Puluc

Traditional

Players
2 - 4
Age
4+
Time
60 - 120
# Central America
# War game
# Battle
# Capture
Add review

How to set-up

1. Puluc is played on a rectangular board consisting of 10 rows and a larger row at each end; a player’s home base.

2. Puluc is traditionally played with corn kernels, with one side painted. A die can be used instead with the roll indicating the number of moves a BEAD can make, ignoring a roll of 6.

3. Each player selects 5 BEADs the colour of their choice. For a longer game, players can have more BEADs.

4. 5 BEADs are placed into the player’s home base.

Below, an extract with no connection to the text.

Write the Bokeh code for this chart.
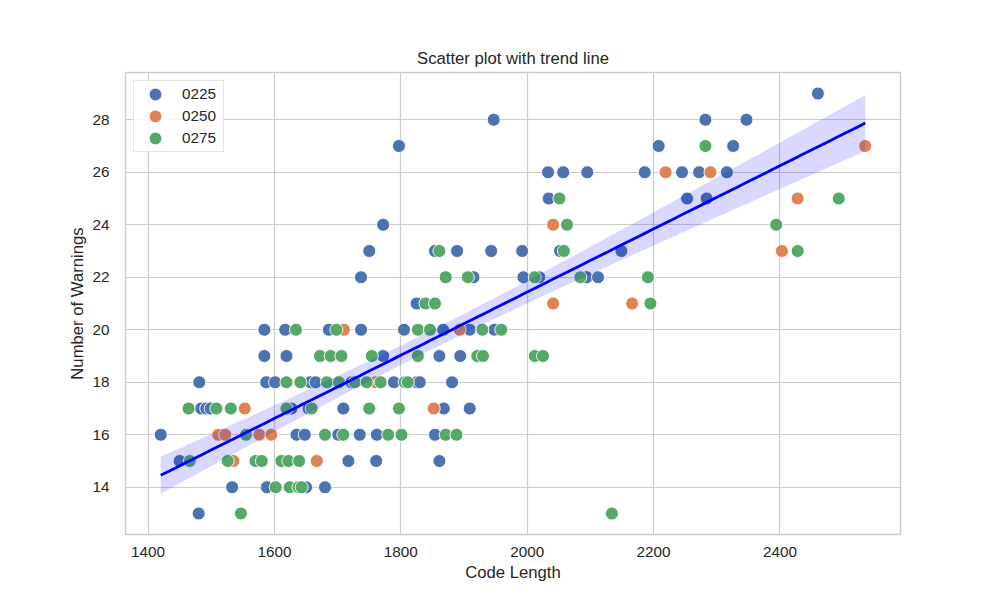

5. Players decide who begins the game by rolling a die.

How to play

1. In turns, player rolls the die and moves a BEAD forward the number of spaces indicated.

2. A player cannot land their BEAD on a space already occupied by their own BEAD.

3. A player can have as many BEADs on the board as they wish.

4. If a player’s BEAD lands on a space occupied by their opponent’s BEAD they capture the BEAD, which is placed under the capturing BEAD. These BEADs now travel together.

5. If a player lands on an opponent’s BEAD that already has a capture, all BEADs are now captured and travel with the first BEAD, including the player's BEAD that was originally captured.

6. BEADs with prisoners move back to the home base, requiring an exact roll to land on the base. At the home base, all the opponent’s BEADs are claimed while the player's BEADs are freed and can play again.

7. Claimed BEADs are removed from the board and do not re-enter the game.

How to win

To win the game, a player needs to capture as many of their opponent's BEADs as possible.

History

1. Puluc, also called Boolik and Bul, is a game played by the Kekchi people of North Guatemala in Central America.

2. Much of the history of Puluc is gained from inference. The American ethnographer Stewart Culin, who published a number of studies about games around the world, excluded it from a list of games influenced by Europeans, saying that it was invented before - or was unaffected by - European contact.

3. Enigmatic stone etchings depicting a possibly similar game have also been found, along with a 2-dimensional cross-shaped boards where two similar tracks overlay each other. Both boards have a special marking on the central space. It is not known whether the one-dimensional tracks are related to Puluc or are for some other game.